A longer term solution for the battery needs are the ubiquitous Li-ion batteries in so many consumer items. These would require a bit more advance material preparation and associated expertise to provide necessary charge/discharge control as well as stepup or stepdown switching voltage regulation to match the design voltage range of the LED lamps. The LED lamps themselves could be a viable cottage industry were the components at hand and can yield much higher efficiencies than any of the commercial product I have examined which are largely crap.

Necessary control circuitry is very simple, as little as one transistor and one resistor though two of each yields much tighter current regulation. With surface mount construction simple circuits such as these can be fabricated with very few resources provided you have them. Reflowing can be done in a frypan if better equipment is unavailable. The lamp screw bases can be salvaged from compact fluorescent lamps. Stockpiled in quantity, component cost per 12V lamp utilizing 4 surface mount LEDs and capable of setting power up to 1.5 watts could be on the order of 25 cents per lamp. Efficiency can be better than any commercial product I have seen in 12V LED lamps.

So yes, I think low voltage DC will have a place in the future using the same household wiring and fixtures originally installed for grid supplied AC.

While you can actually design a simple, safe, power conditioning circuit to run LEDs from 12V DC, there are a couple of subtleties that come to mind. First, what are the tolerances on your "12V" power? Automotive "12V" power is actually 12.5 from the battery when the motor isn't running, but regulated between 13.4 and 14.5 when the motor is running. Solar panel voltage varies over an even wider range: a 100W panel rated for a 12V system might put out 18V (or more, depending on the load) in full sun. A simple circuit that works fine on 12V might fail catastrophically when hit with 18V, unless it's designed for that level of input voltage.

Second, a single-transistor "linear" regulator that is reasonably efficient with 12V input will be wasting at least 33% of the input energy when fed with 18V. On the other hand, a more complex "switching" regulator circuit can take quick "sips" of 18V, or longer swigs at 12V, and smooth out the flow to get the proper voltage and current to the load. (In fact, it could be designed to accept 100V.)

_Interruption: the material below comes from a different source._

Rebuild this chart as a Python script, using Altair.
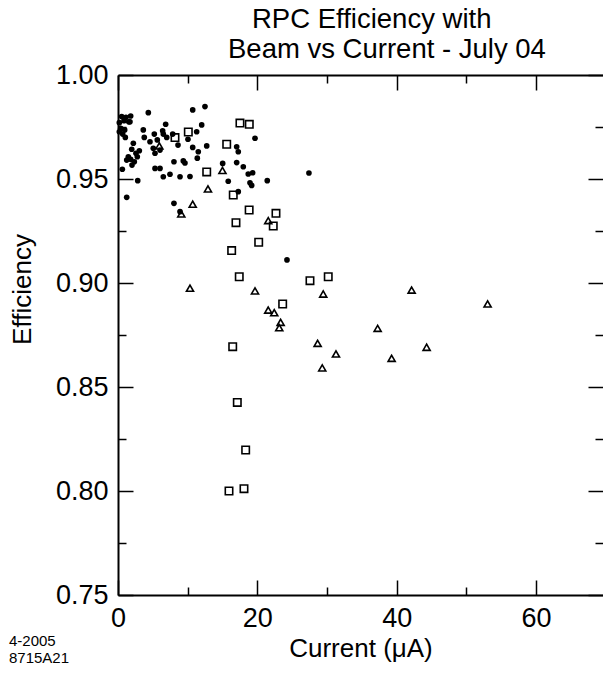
import altair as alt
import pandas as pd

FONT = "Liberation Sans"

# ---- data (Current in uA, Efficiency) ----
dot_x = [4.35, 10.72, 12.48, 0.53, 1.15, 1.82, 0.19, 0.86, 1.54, 0.39, 0.96, 0.19, 0.67, 1.05, 1.72,
         2.20, 3.06, 2.58, 1.97, 1.48, 1.82, 2.34, 2.77, 2.01, 1.25,
         3.63, 3.77, 4.59, 5.21, 6.41, 6.84, 6.50, 6.99, 7.85, 8.61, 5.64, 5.06, 5.31, 6.03,
         5.31, 6.03, 6.50, 7.46, 8.03, 9.37, 9.61, 8.90, 10.33, 10.04, 10.72, 11.52, 11.38,
         11.29, 12.01, 12.73, 0.62, 2.83, 1.25, 8.03, 8.90,
         19.66, 17.03, 17.26, 15.02, 17.03, 17.98, 18.69, 19.33, 18.94, 19.18, 15.82, 17.26,
         21.42, 24.25, 27.40]
dot_y = [0.9819, 0.9832, 0.9848, 0.9800, 0.9797, 0.9803, 0.9771, 0.9780, 0.9775, 0.9744, 0.9736, 0.9727, 0.9716, 0.9700, 0.9775,
         0.9672, 0.9636, 0.9624, 0.9643, 0.9607, 0.9595, 0.9583, 0.9607, 0.9567, 0.9591,
         0.9736, 0.9700, 0.9679, 0.9716, 0.9732, 0.9763, 0.9716, 0.9700, 0.9716, 0.9663, 0.9688, 0.9648, 0.9624, 0.9639,
         0.9551, 0.9551, 0.9511, 0.9523, 0.9583, 0.9587, 0.9577, 0.9511, 0.9512, 0.9691, 0.9652, 0.9631, 0.9600,
         0.9727, 0.9760, 0.9659, 0.9547, 0.9492, 0.9412, 0.9383, 0.9343,
         0.9696, 0.9655, 0.9631, 0.9575, 0.9579, 0.9559, 0.9524, 0.9530, 0.9482, 0.9469, 0.9489, 0.9439,
         0.9492, 0.9111, 0.9529]

sq_x = [10.09, 8.18, 17.50, 18.84, 15.60, 12.73, 16.54, 18.82, 22.67, 22.28, 16.93, 20.19, 16.31,
        17.40, 27.55, 30.17, 23.63, 16.46, 17.12, 18.32, 15.93, 18.08]
sq_y = [0.9726, 0.9699, 0.9769, 0.9763, 0.9667, 0.9534, 0.9423, 0.9351, 0.9335, 0.9274, 0.9290, 0.9196, 0.9156,
        0.9030, 0.9011, 0.9030, 0.8899, 0.8694, 0.8426, 0.8197, 0.8000, 0.8011]

tri_x = [5.93, 14.99, 12.91, 10.72, 9.08, 21.56, 10.33, 19.66, 29.45, 21.56, 22.42, 23.34, 23.14,
         28.65, 31.28, 29.31, 42.14, 53.04, 37.26, 44.29, 39.27]
tri_y = [0.9659, 0.9541, 0.9452, 0.9379, 0.9332, 0.9300, 0.8975, 0.8962, 0.8947, 0.8870, 0.8857, 0.8811, 0.8785,
         0.8710, 0.8659, 0.8592, 0.8966, 0.8899, 0.8782, 0.8691, 0.8638]

x_major = [0, 20, 40, 60]
x_minor = [10, 30, 50]
y_major = [0.75, 0.80, 0.85, 0.90, 0.95, 1.00]
y_minor = [0.775, 0.825, 0.875, 0.925, 0.975]

title_lines = ["RPC Efficiency with", "Beam vs Current - July 04"]
note_lines = ["4-2005", "8715A21"]
x_title = "Current (\u03bcA)"
y_title = "Efficiency"

dots = pd.DataFrame({"x": dot_x, "y": dot_y})
squares = pd.DataFrame({"x": sq_x, "y": sq_y})
tris = pd.DataFrame({"x": tri_x, "y": tri_y})

xscale = alt.Scale(domain=[0, 69.6], nice=False, zero=False)
yscale = alt.Scale(domain=[0.75, 1.0], nice=False, zero=False)

MAJ = 15
MIN = 8
LABEL_FS = 27
TITLE_FS = 26


def tick_axis(orient, values, size, labels=False, title=None, fmt=None, **kw):
    args = dict(orient=orient, values=values, offset=-size, tickSize=size, tickWidth=1.5,
                tickColor="black", domain=False, grid=False, labels=labels, title=title)
    if labels:
        args.update(labelFont=FONT, labelFontSize=LABEL_FS, labelColor="black", labelFlush=False,
                    labelPadding=10, format=fmt)
    if title:
        args.update(titleFont=FONT, titleFontSize=TITLE_FS, titleFontWeight="normal", titleColor="black")
    args.update(kw)
    return alt.Axis(**args)


def domain_axis(orient):
    return alt.Axis(orient=orient, domain=True, domainWidth=2, domainColor="black", ticks=False,
                    labels=False, title=None, grid=False)


def enc(xaxis, yaxis):
    return dict(
        x=alt.X("x:Q", scale=xscale, axis=xaxis),
        y=alt.Y("y:Q", scale=yscale, axis=yaxis),
    )


dot_layer = alt.Chart(dots).mark_point(shape="circle", filled=True, color="black", size=32, opacity=1).encode(
    **enc(tick_axis("bottom", x_major, MAJ, labels=True, title=x_title, fmt="d", titlePadding=4),
          tick_axis("left", y_major, MAJ, labels=True, title=y_title, fmt=".2f", titlePadding=20,
                    titleY=214))
)
sq_layer = alt.Chart(squares).mark_point(shape="square", filled=False, color="black", size=55,
                                         strokeWidth=1.6, opacity=1).encode(
    **enc(tick_axis("bottom", x_minor, MIN), tick_axis("left", y_minor, MIN))
)
tri_layer = alt.Chart(tris).mark_point(shape="triangle-up", filled=False, color="black", size=50,
                                       strokeWidth=1.6, opacity=1).encode(
    **enc(tick_axis("top", x_major, MAJ), tick_axis("right", y_major, MAJ))
)
minor2_layer = alt.Chart(tris).mark_point(opacity=0).encode(
    **enc(tick_axis("top", x_minor, MIN), tick_axis("right", y_minor, MIN))
)
dom1_layer = alt.Chart(tris).mark_point(opacity=0).encode(
    **enc(domain_axis("bottom"), domain_axis("left"))
)
dom2_layer = alt.Chart(tris).mark_point(opacity=0).encode(
    **enc(domain_axis("top"), None)
)

one = pd.DataFrame({"a": [0]})
title1 = alt.Chart(one).mark_text(
    text=title_lines[0], align="left", baseline="alphabetic", font=FONT, fontSize=27.5, color="black"
).encode(x=alt.value(134), y=alt.value(-47))
title2 = alt.Chart(one).mark_text(
    text=title_lines[1], align="left", baseline="alphabetic", font=FONT, fontSize=27.5, color="black"
).encode(x=alt.value(110), y=alt.value(-17))
note1 = alt.Chart(one).mark_text(
    text=note_lines[0], align="left", baseline="alphabetic", font=FONT, fontSize=15, color="black"
).encode(x=alt.value(-109), y=alt.value(571))
note2 = alt.Chart(one).mark_text(
    text=note_lines[1], align="left", baseline="alphabetic", font=FONT, fontSize=15, color="black"
).encode(x=alt.value(-109), y=alt.value(588))

chart = alt.layer(
    dom1_layer, dom2_layer, minor2_layer, sq_layer, tri_layer, dot_layer, title1, title2, note1, note2
).resolve_axis(x="independent", y="independent").properties(
    width=485,
    height=520,
    padding={"left": 118, "top": 75, "right": 0, "bottom": 79},
    autosize=alt.AutoSizeParams(type="none"),
).configure_view(stroke=None)

chart.save("out.html", embed_options={"renderer": "svg", "actions": False})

Third, just as you need to consider over-voltage conditions, you might want to consider under-voltage. Maybe you have solar panels that can put out 100W at 18V on a sunny day, but only 3 W at 9V on a cloudy day. If you'd rather have a 1W radio all by itself than nothing at all, a power-controller that can increase the voltage would come in handy. A buck-boost switching regulator can draw more current than the load requires, though at a lower voltage, and step it up to the required voltage (with less current than it started with, but enough for the load). (I don't know whether "3W at 9V" is a realistic point on the power vs irradiance curve, since it's so far below nominal that my sources don't tabulate it. In general, available current falls a lot faster than available voltage, as the light dims.)

Anything more than a 78xx voltage regulator and a few caps is above my pay grade.